As I recall, my first guitar cost my folks less than the price of two Happy Meals and had Disney decals on the front of its 12-inch plastic body. My second guitar had genuine steel strings, but still, red decals and a faux volume knob on its simulated Stratocaster-style body limited my true thrashing abilities. My first "real" guitar came at the age of ten when my parents decided that my obsession with Amy Grant had finally gone too far and indeed warranted an acoustic guitars an upcoming holiday surprise. My life has never quite been the same since the arrival of that gift.

After graduating from high school in 1996, I studied abroad in northern Germany. It was during my time in Oldenburg that I really began to explore songwriting and its layers of dimension. Upon my return to the States, I began playing community and university venues across the Southwest. In college at Penn State, I became a regular on the late-night scene in the State College area, performing at university functions and local coffeehouses and bars. Upon the completion of my philosophy degree in the summer of 2001, I began to focus more and more of my energy on my music. In the fall of 2001, with the help of singer-songwriter Eric Himan and Cassandra Buncie, I had the opportunity of releasing my debut album shifting on the Thumbcrown Record label.

In May of 2002, I decided to quit my menial bookseller job and head north to the shores of Provincetown, Massachusetts. There, a landscaper by day, I released the tracks of shifting to the tourist population of Cape Cod, performing on street corners and in local bars and clubs. It was during this summer that I actually wrote and arranged the first of several songs of my sophomore album Dig Right In, released in mid-summer 2004. It was also during this time that I became acquainted with Robin Elder, partner of Rock Star Productions and the future producer/sound engineer of Dig Right In.

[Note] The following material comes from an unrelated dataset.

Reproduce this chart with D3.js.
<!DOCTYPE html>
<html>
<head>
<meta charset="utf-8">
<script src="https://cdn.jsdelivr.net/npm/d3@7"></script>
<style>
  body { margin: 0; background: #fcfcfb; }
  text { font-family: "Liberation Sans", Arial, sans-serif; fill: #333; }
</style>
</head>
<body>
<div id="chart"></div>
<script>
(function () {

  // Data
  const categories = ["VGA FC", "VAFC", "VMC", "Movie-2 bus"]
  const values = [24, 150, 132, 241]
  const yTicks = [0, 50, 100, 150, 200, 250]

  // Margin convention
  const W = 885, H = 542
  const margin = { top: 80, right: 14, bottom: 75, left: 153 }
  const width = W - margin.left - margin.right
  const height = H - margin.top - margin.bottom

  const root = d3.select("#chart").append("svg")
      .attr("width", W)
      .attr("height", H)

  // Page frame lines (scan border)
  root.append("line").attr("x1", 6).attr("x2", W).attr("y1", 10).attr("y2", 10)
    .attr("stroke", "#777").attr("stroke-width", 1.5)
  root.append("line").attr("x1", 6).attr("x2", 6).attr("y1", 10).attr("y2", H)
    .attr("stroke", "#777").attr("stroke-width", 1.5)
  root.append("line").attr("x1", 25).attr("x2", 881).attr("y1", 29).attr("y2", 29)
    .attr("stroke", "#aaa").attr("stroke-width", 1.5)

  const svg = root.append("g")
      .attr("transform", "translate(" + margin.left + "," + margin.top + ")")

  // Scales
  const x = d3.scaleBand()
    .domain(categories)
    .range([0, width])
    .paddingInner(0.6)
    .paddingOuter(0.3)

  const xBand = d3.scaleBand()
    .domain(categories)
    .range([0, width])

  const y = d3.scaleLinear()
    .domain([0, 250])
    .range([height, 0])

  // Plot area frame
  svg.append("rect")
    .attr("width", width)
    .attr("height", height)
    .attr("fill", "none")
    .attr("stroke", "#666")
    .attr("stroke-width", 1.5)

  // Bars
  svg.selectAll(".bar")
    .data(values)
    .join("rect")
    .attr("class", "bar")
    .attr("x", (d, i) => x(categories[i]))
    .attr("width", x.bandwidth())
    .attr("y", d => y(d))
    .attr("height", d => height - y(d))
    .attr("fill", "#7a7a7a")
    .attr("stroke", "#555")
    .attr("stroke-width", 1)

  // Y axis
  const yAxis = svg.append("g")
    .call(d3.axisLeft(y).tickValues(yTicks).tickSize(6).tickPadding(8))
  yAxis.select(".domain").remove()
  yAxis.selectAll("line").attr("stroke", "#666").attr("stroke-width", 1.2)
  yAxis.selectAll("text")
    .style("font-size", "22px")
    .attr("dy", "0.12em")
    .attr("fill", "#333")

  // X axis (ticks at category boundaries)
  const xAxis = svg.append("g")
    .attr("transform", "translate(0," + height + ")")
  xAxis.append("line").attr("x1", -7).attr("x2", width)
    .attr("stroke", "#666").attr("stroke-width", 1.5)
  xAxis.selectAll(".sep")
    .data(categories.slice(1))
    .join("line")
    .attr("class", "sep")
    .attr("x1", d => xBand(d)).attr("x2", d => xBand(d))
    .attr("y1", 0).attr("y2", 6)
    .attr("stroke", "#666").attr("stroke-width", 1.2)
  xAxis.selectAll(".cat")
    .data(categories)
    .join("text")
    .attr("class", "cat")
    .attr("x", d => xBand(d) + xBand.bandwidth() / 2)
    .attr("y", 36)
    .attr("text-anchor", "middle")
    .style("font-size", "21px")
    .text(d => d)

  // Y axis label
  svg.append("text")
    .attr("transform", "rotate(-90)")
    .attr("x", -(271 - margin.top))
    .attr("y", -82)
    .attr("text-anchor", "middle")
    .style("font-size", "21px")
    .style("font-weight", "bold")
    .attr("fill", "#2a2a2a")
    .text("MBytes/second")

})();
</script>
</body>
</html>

I found my experience in Provincetown to be so incredibly stimulating that I opted for a second summer season there in 2003. This time, more prepared for the wicked competitive nightly show scene there, I chose to join forces with another young singer-songwriter living in Provincetown: Mandy Shaw. Together, we formed the acoustic folk-rock duo Autosoul, and we had no trouble holding steady gigs throughout the summer, both as show hosts and as proper headliners. My success, both with Autosoul and as a solo performer in 2003, prompted me to take up the reigns again for two more summers in Provincetown in 2004 and 2005, while a graduate student at Harvard Divinity School in the off-season. Now solidly established and regarded as one of the feature acoustic folk-rock artists on Lower Cape Cod, I've relocated to Richmond, Virginia to pursue a life of Americana music rich with folk-rock flavor.

Soon after catapulting myself deep into the South, the now nationally-acclaimed singer-songwriter Eric Himan invited me out onto the road, a trip which would prove to be my first national tour. In only three and a half weeks in late 2005, Eric and I managed to knock out 23 cities in more than ten different states, playing everywhere from coffee shops and colleges, to clubs and community centers. It was a grand beginning to my nascent career and an experience I plan to revisit.

Since touring with Eric, my music has really come into its own. My heart-string tugging lyrics have always been a crowd favorite; but, now I’m working on the development of multidimensional musical components guaranteed to send my next album (Old Scores to Settle) into uncharted melodious waters. [Cue the clarinets, violins, layered vocals, and percussion.]

Over the years, I've had the opportunity of playing alongside headliners such as Melissa Ferrick, Dan Bern, Beth Hart, Jess Klein, Edie Carey, Ashland Miller of CommonbonD, and Bet Williams. My musical influences, while too numerous to list exhaustively, include Kristen Hall, The Be Good Tanyas, Jackson Browne, Eliza Gilkyson, Shawn Colvin, Stacey Earle, Richard Shindell, and, of course, the Indigo Girls.